Anwar Holid, bekerja sebagai editor dan penulis. Blogger @ http://halamanganjil.blogspot.com.

KONTAK: wartax@yahoo.com Tel.: (022) 2037348 HP: 085721511193 Panorama II No. 26 B Bandung 40141

3 comments:

Tito Ambyo said...

Waktu masih mahasiswa, saya mengira setiap kalimat harus dibuat sesempurna mungkin. Setelah jadi jurnalis, dengan tekanan menulis setiap hari, jadi sadar salah satu kemampuan menulis paling susah adalah: kemauan menulis jelek. Alias menulis dengan gol jumlah kata tanpa takut bagus atau engga. Yang penting ada waktu untuk edit. Jadi saya setuju -keep your hands moving. Terimakasih tips-tipsnya!

Aunul Fauzi said...

Makasih Bang untuk tulisan-tulisannya. Janjiku dalam hati, bakal baca semua artikel yang di blog ini. :D Tentunya ide ini satu langkah di belakang ide keeping my hands moving. Saat ini masih moving buat nulis komen. He he.

Aku ingat Pak Harry Bhaskara, dari Kompas, dalam sebuah sesi 'ngobrol tentang tulis-menulis' buat kami yang latihan menulis, Beberapa bulan lalu di Bogor.

Beliau mengatakan, mereka-mereka yang sedang berlatih menulis harus bisa membedakan diri antara 3 peran berikut: as a writer, as an editor, and as a reader. Banyak dari kita, begitu Pak Harry, lupa hal ini dan mencampuradukkan ketiga peran tersebut. Akibatnya, tulisan gak maju-maju alias buntu mulu!

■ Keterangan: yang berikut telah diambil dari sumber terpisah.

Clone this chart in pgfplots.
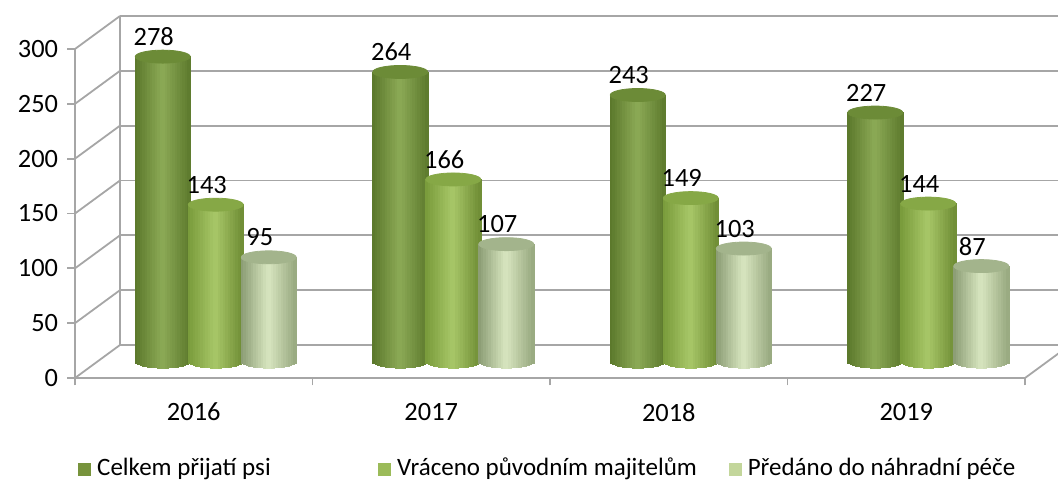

Gimana mau maju, baru nulis 2 kalimat, sang editor udah bertindak!

Satu lagi, juga dari Pak Harry. Please consider whether you are writing to inform or to impress. Keduanya beda dan sangat berperan dalam menentukan arah tulisan, juga cepat lambatnya tangan bergerak.

Anwar Holid said...

makasih komentar-komentarnya. bikin tambah semangat. ada banyak aspek menulis sebenarnya. semoga ada salah satu yang benar-benar punya pengaruh ke kita, biar kita juga tambah bagus menulis.